I do not know if AMD bothered to make chipsets that lack IOMMU hardware capability - usually the problem seems to be with the BIOS or ACPI tables (which are generated by the BIOS). Having seem a Linux log file that found an IOMMU for your CPU, my hunch is that it is a software, not a hardware, issue that is the blocker.
Right now you do not really have any of Xen's debug logging turned on - maybe if it is enabled, Xen will provide some more information about what it sees and does not see. Edit /boot/grub2/grub.cfg (for example, run 'sudo vi /boot/grub2/grub.cfg'), and at the first line starting with "multiboot" (assuming you are booting using the top "Qubes, with Xen hypervisor" boot option), add the following after word "placeholder":
"loglvl=all iommu=debug,amd-iommu-perdev-intremap"

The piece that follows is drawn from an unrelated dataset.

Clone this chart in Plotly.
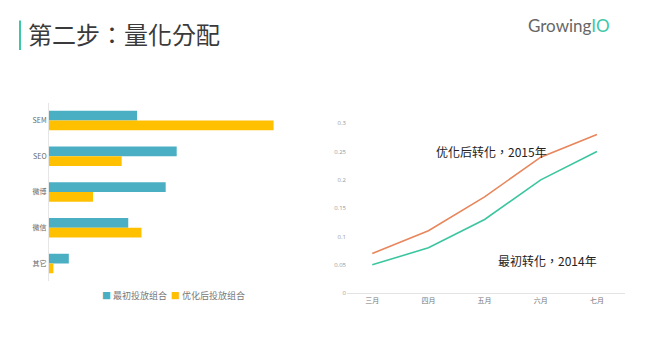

For example, the revised line might look like:
multiboot /xen-4.4.3.gz placeholder loglvl=all iommu=debug,amd-iommu-perdev-intremap console=none ${xen_rm_opts}
The very last option (amd-iommu-perdev-intremap) might get around a bug that was common in AMD BIOSes at one point.
Then reboot, and run the 'xl dmesg' command again. It would be helpful to post the output here. To do that, you can redirect the output of the xl command to a file in your appvm. For example, you can run (from a dom0 console):
xl dmesg | qvm-run --pass-io myappvm 'cat > /home/user/xl-output.txt'
where "myappvm" is the name of the appvm running the browser or email client that you are using to post to qubes-users. Then you can just attach the file xl-output.txt to your post.
Finally, please make sure the IOMMU was turned on in the BIOS settings, assuming the option is available (although it may be a bad sign if the option is not there).